3. Network Diversity
Geographic and administrative diversity complicates observation.
4. Padding Research
Adding cover traffic reduces signal quality (at performance cost).
These measures raise the cost, not eliminate the threat.
H. Why Global Adversaries Are Hard to Model
In reality:
no single entity sees the entire internet
data collection is fragmented
legal, technical, and economic barriers exist
Research therefore uses upper-bound models to test resilience.
This ensures systems are designed conservatively.

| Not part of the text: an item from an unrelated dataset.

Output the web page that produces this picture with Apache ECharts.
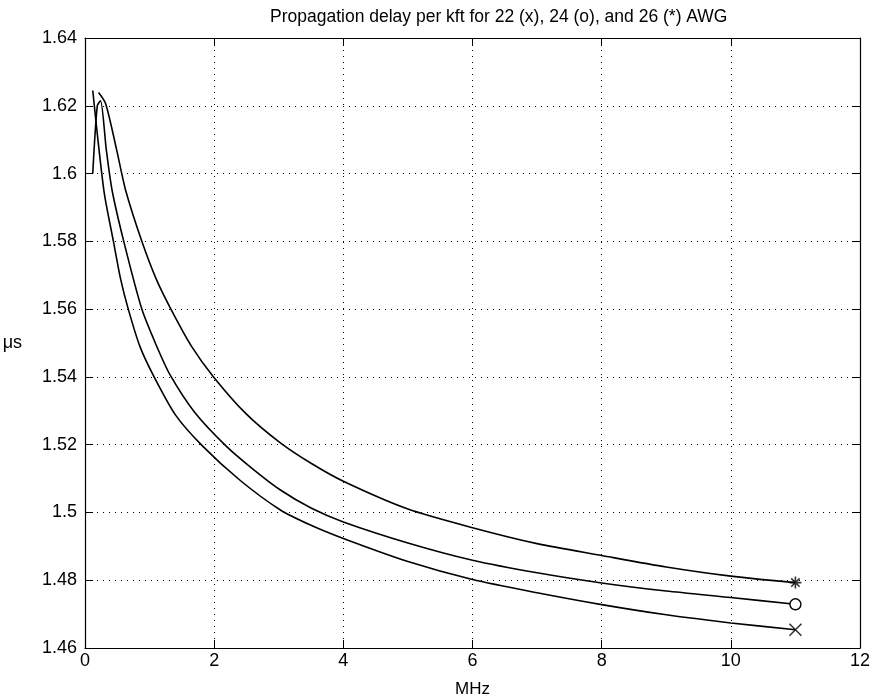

I. Hidden Services and Traffic Correlation
Hidden services are exposed differently than clients:
no exit relay is used
rendezvous points are involved
both sides are inside the network
This reduces some risks but does not remove:
timing leakage
long-term correlation potential
Hence the emphasis on:
blinded keys
descriptor rotation
minimizing uptime patterns
J. Why This Is an Unsolved Problem
Traffic correlation remains unsolved because:
Timing is essential for usability
Noise reduction improves user experience
Global observation is theoretically possible
Perfect cover traffic is impractical
This is why anonymity research continues exploring:
mixnets
batching
delay tolerance
hybrid architectures
K. Core Lessons from Traffic-Correlation Research
Anonymity is probabilistic, not absolute
Time strengthens adversaries
Usability and anonymity conflict
Raising cost is the realistic goal
Threat models must assume the worst
These lessons guide modern darknet engineering.